“Anyone who has ever studied the history of American diplomacy, especially military diplomacy, knows that you might start in a war with certain things on your mind as a purpose of what you are doing, but in the end, you found yourself fighting for entirely different things that you had never thought of before,” he said."In other words, war has a momentum of its own and it carries you away from all thoughtful intentions when you get into it. Today, if we went into Iraq, like the president would like us to do, you know where you begin. You never know where you are going to end.”
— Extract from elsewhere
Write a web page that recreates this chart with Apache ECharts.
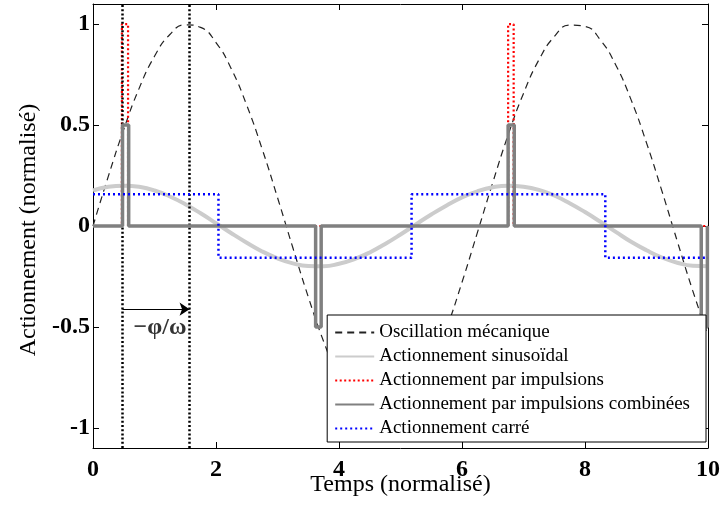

Kennan is the author of the history-making 1947 essay in Foreign Affairs, which he signed as “X” and enunciated the policy of containment that helped define American foreign policy after World War II. In the interview, he also:
• Characterized the new national security document issued by the Bush administration last week as “a great mistake in principle”;
• Voicing the same view that Vice President Albert Gore would take a day later, he warned that launching an attack on Iraq would amount to waging a second war that “bears no relation to the first war against terrorism”;
• Declared that efforts by the White House and Republicans in Congress to link al Qaeda terrorists with Saddam Hussein “have been pathetically unsupportive and unreliable”;
• Said Bush “shouldn’t speak contemptuously” of the inspection teams that previously worked in Iraq, “because they succeeded in destroying and removing from Iraq very, very sizeable quantities of dangerous arms”;
• Called the failure of Democratic congressional leaders and the party’s would-be presidential candidates to question Bush’s war plans as “a shabby and shameful reaction”;
• Insisted that there is no evidence that Iraq has succeeded in developing nuclear weaponry, and even if they had, it would be targeted on Israel and not the United States;
• Said the Israelis almost certainly possess nuclear weapons, and would be “quite capable of mounting a devastating retaliatory strike” if Iraq ever uses weapons of mass destruction against Israel;
• Praised the diplomatic skills of Secretary of State Colin Powell, whom he called a “man of strong loyalties in a difficult position [who] has been much more powerful in his statements than” Defense Secretary Donald Rumsfeld; and
• Cautioned that the United States, even as the world’s sole superpower, cannot “confront all the painful and dangerous situations that exist in this world. … That’s beyond our capabilities.”